Sept. 29 at Blue Jays
Catch probability: 25%
Distance needed: 76 feet
Opportunity time: 4.2 seconds
Kiermaier’s third five-star catch came on the final day of the regular season. He had another great jump on this play -- 6 1/2 feet above average -- which allowed him to get to the ball in time.
May 27 vs. Blue Jays
This marked one of the signature catches of Kiermaier’s season. Rowdy Tellez had an expected batting average of .720 on this play, but Kiermaier ran 85 feet before timing his jump perfectly, robbing Tellez at the wall. Kiermaier crashed into the wall and it looked like he recreated NBA legend Michael Jordan’s “Jumpman” logo. After the play, Kiermaier pointed to the Platinum tag on his glove, reminding Tommy Pham and the rest of us that he’s one of the game’s elite center fielders.
Aug. 10 at Mariners
Former Rays outfielder Mallex Smith got a chance to watch Kiermaier rob opposing hitters, but on this night, he also got to experience how it feels to be on the other side of the ball. Smith put a good swing on a Charlie Morton fastball, but Kiermaier traveled 102 feet to rob his former teammate. Smith had a .630 expected batting average on the play.
Sept. 8 vs. Blue Jays
Kiermaier’s stellar defensive season against the Blue Jays continued on this play. The Rays’ center fielder showed off his speed -- reaching 29.5 ft./sec. -- and added a 6 1/2-foot jump to cap it off. Kiermaier covered 76 feet in just 4.2 seconds. Because of that, Kiermaier barely had to leave his feet on the play, which would’ve been required for most center fielders.
May 22 vs. Dodgers
Kiermaier’s catches steal the show, but his throws from the position are what ultimately separate him from the rest. Kiermaier talks about having a shortstop’s arm in a center fielder’s body, and he certainly displayed that here. Cody Bellinger sprinted up to 29.1 ft./sec. as he barreled home, but Kiermaier threw a 100.6-mph missile to home plate to beat him home. It was the third hardest outfield assist tracked by Statcast in 2019.
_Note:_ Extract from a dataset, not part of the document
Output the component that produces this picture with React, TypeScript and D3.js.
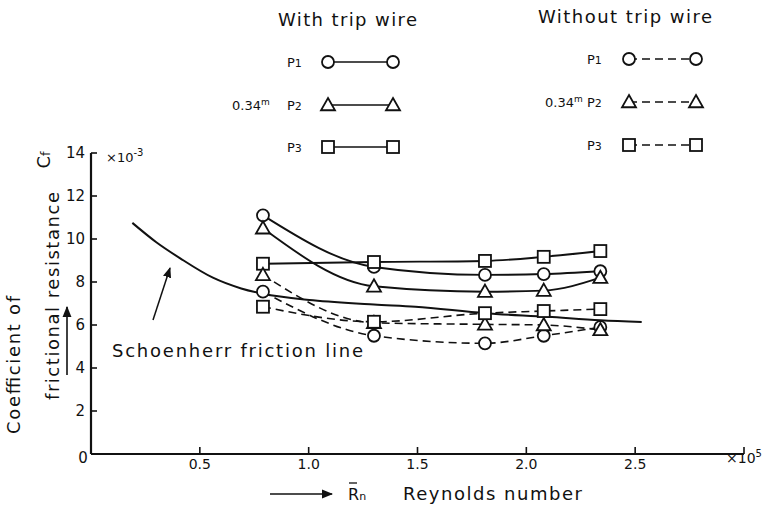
import React from "react";
import * as d3 from "d3";

// ---- data ----
const reynolds = [0.79, 1.3, 1.81, 2.08, 2.34]; // x10^5
const withP1 = [11.1, 8.7, 8.33, 8.37, 8.5];
const withP2 = [10.5, 7.8, 7.55, 7.6, 8.2];
const withP3 = [8.85, 8.93, 8.98, 9.17, 9.44];
const withoutP1 = [7.55, 5.5, 5.15, 5.5, 5.9];
const withoutP2 = [8.33, 6.1, 6.03, 6.0, 5.77];
const withoutP3 = [6.85, 6.15, 6.55, 6.65, 6.74];
const schoenX = [0.19, 0.3, 0.41, 0.56, 0.69, 0.79, 1.02, 1.3, 1.49, 1.81, 2.1, 2.34, 2.53];
const schoenY = [10.75, 9.85, 9.1, 8.2, 7.7, 7.45, 7.15, 6.95, 6.85, 6.55, 6.38, 6.22, 6.14];
const xTicks = [0.5, 1.0, 1.5, 2.0, 2.5, 3.0];
const xTickLabels = ["0.5", "1.0", "1.5", "2.0", "2.5", ""];
const yTicks = [2, 4, 6, 8, 10, 12, 14];
const legendNames = ["P1", "P2", "P3"];
const legendShapes = ["circle", "triangle", "square"];

const series = [
  { values: withP1, shape: "circle", dashed: false },
  { values: withP2, shape: "triangle", dashed: false },
  { values: withP3, shape: "square", dashed: false },
  { values: withoutP1, shape: "circle", dashed: true },
  { values: withoutP2, shape: "triangle", dashed: true },
  { values: withoutP3, shape: "square", dashed: true },
];

const FONT = "DejaVu Sans, sans-serif";

function Marker({ shape, x, y }: { shape: string; x: number; y: number }) {
  const common = { fill: "#fff", stroke: "#111", strokeWidth: 1.8 };
  if (shape === "circle") return <circle cx={x} cy={y} r={6} {...common} />;
  if (shape === "square") return <rect x={x - 6} y={y - 6} width={12} height={12} {...common} />;
  const s = 7;
  return (
    <path
      d={`M${x},${y - s} L${x + s},${y + s * 0.75} L${x - s},${y + s * 0.75} Z`}
      {...common}
      strokeLinejoin="miter"
    />
  );
}

export default function App() {
  const W = 770, H = 509;
  const x = d3.scaleLinear().domain([0, 3]).range([91, 744]);
  const y = d3.scaleLinear().domain([0, 14]).range([454, 153]);
  const line = d3
    .line<number>()
    .x((_, i) => x(reynolds[i]))
    .y((d) => y(d))
    .curve(d3.curveMonotoneX);
  const schoen = d3
    .line<number>()
    .x((_, i) => x(schoenX[i]))
    .y((d) => y(d))
    .curve(d3.curveMonotoneX);

  const leftRows = [62, 105, 147];
  const rightRows = [59, 102, 145];

  return (
    <svg
      width={W}
      height={H}
      style={{ position: "absolute", left: 0, top: 0, background: "#fff" }}
      fontFamily={FONT}
    >
      <rect width={W} height={H} fill="#fff" />
      <defs>
        <marker id="ah" viewBox="0 0 10 10" refX="9" refY="5" markerWidth="7" markerHeight="7" orient="auto">
          <path d="M0,1 L10,5 L0,9 Z" fill="#111" />
        </marker>
      </defs>

      {/* axes */}
      <line x1={x(0)} y1={y(0)} x2={x(3)} y2={y(0)} stroke="#111" strokeWidth={2.2} />
      <line x1={x(0)} y1={y(0)} x2={x(0)} y2={y(14)} stroke="#111" strokeWidth={2.2} />
      {xTicks.map((t, i) => (
        <g key={"xt" + i}>
          <line x1={x(t)} x2={x(t)} y1={y(0)} y2={y(0) - 7} stroke="#111" strokeWidth={1.6} />
          <text x={x(t)} y={469} fontSize={14} textAnchor="middle" fill="#111">
            {xTickLabels[i]}
          </text>
        </g>
      ))}
      <text x={83} y={463} fontSize={15} textAnchor="middle" fill="#111">0</text>
      <text x={726} y={463} fontSize={14} fill="#111">
        ×10<tspan dy={-6} fontSize={10}>5</tspan>
      </text>
      {yTicks.map((t) => (
        <g key={"yt" + t}>
          <line x1={x(0)} x2={x(0) + 6} y1={y(t)} y2={y(t)} stroke="#111" strokeWidth={1.6} />
          <text x={85} y={y(t) + 5} fontSize={15} textAnchor="end" fill="#111">
            {t}
          </text>
        </g>
      ))}
      <text x={106} y={162} fontSize={13} fill="#111">
        ×10<tspan dy={-6} fontSize={10}>-3</tspan>
      </text>

      {/* y label */}
      <text transform="translate(20,365) rotate(-90)" fontSize={18} textAnchor="middle" fill="#111" textLength={138} lengthAdjust="spacing">
        Coefficient of
      </text>
      <text transform="translate(59,296) rotate(-90)" fontSize={18} textAnchor="middle" fill="#111" textLength={208} lengthAdjust="spacing">
        frictional resistance
      </text>
      <text transform="translate(50,160) rotate(-90)" fontSize={18} textAnchor="middle" fill="#111">
        C<tspan fontSize={13}>f</tspan>
      </text>
      <line x1={67} y1={375} x2={67} y2={307} stroke="#111" strokeWidth={1.6} markerEnd="url(#ah)" />

      {/* x label */}
      <line x1={270} y1={494} x2={332} y2={494} stroke="#111" strokeWidth={1.6} markerEnd="url(#ah)" />
      <text x={348} y={500} fontSize={16} fill="#111">
        R<tspan fontSize={11}>n</tspan>
      </text>
      <line x1={349} x2={357} y1={483} y2={483} stroke="#111" strokeWidth={1.3} />
      <text x={403} y={500} fontSize={18} fill="#111" textLength={179} lengthAdjust="spacing">
        Reynolds number
      </text>

      {/* Schoenherr line */}
      <path d={schoen(schoenY) || ""} fill="none" stroke="#111" strokeWidth={2} />
      <line x1={153} y1={320} x2={170} y2={268} stroke="#111" strokeWidth={1.5} markerEnd="url(#ah)" />
      <text x={112} y={357} fontSize={18} fill="#111" textLength={251} lengthAdjust="spacing">
        Schoenherr friction line
      </text>

      {/* series */}
      {series.map((s, si) => (
        <path
          key={"l" + si}
          d={line(s.values) || ""}
          fill="none"
          stroke="#111"
          strokeWidth={s.dashed ? 1.6 : 1.9}
          strokeDasharray={s.dashed ? "8,5" : undefined}
        />
      ))}
      {series.map((s, si) =>
        s.values.map((v, i) => (
          <Marker key={`m${si}-${i}`} shape={s.shape} x={x(reynolds[i])} y={y(v)} />
        ))
      )}

      {/* legend: with trip wire */}
      <text x={278} y={26} fontSize={18} fill="#111" textLength={139} lengthAdjust="spacing">
        With trip wire
      </text>
      {legendNames.map((n, i) => (
        <g key={"lw" + i}>
          <text x={287} y={leftRows[i] + 5} fontSize={13} fill="#111">
            {n[0]}<tspan fontSize={11}>{n.slice(1)}</tspan>
          </text>
          <line x1={328} x2={393} y1={leftRows[i]} y2={leftRows[i]} stroke="#111" strokeWidth={1.6} />
          <Marker shape={legendShapes[i]} x={328} y={leftRows[i]} />
          <Marker shape={legendShapes[i]} x={393} y={leftRows[i]} />
        </g>
      ))}
      <text x={232} y={110} fontSize={13} fill="#111">
        0.34<tspan dy={-5} fontSize={9}>m</tspan>
      </text>

      {/* legend: without trip wire */}
      <text x={538} y={23} fontSize={18} fill="#111" textLength={174} lengthAdjust="spacing">
        Without trip wire
      </text>
      {legendNames.map((n, i) => (
        <g key={"lo" + i}>
          <text x={587} y={rightRows[i] + 5} fontSize={13} fill="#111">
            {n[0]}<tspan fontSize={11}>{n.slice(1)}</tspan>
          </text>
          <line x1={629} x2={696} y1={rightRows[i]} y2={rightRows[i]} stroke="#111" strokeWidth={1.6} strokeDasharray="8,5" />
          <Marker shape={legendShapes[i]} x={629} y={rightRows[i]} />
          <Marker shape={legendShapes[i]} x={696} y={rightRows[i]} />
        </g>
      ))}
      <text x={545} y={107} fontSize={13} fill="#111">
        0.34<tspan dy={-5} fontSize={9}>m</tspan>
      </text>
    </svg>
  );
}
Rawlings Gold Glove Award voting consists of two components: 75 percent of the vote comes from managers and up to six coaches on each staff (who can’t vote for a player on their own team), and 25 percent comes from statistical analysis in collaboration with the Society for American Baseball Research (SABR).
Fans can now vote for their favorite defender from each league to help determine who will win the AL and NL Platinum Glove Awards. Voting is open at rawlings.com until 11:59 p.m. ET Thursday. Winners will be announced Friday, live on the Rawlings Facebook page.
Kiermaier and Giants third baseman Evan Longoria (2009, ’10, ’17) are the only two to win multiple Gold Glove Awards while with the Rays. Pitcher Jeremy Hellickson (‘12), left fielder Carl Crawford (‘10) and first baseman Carlos Peña (‘08) each won one.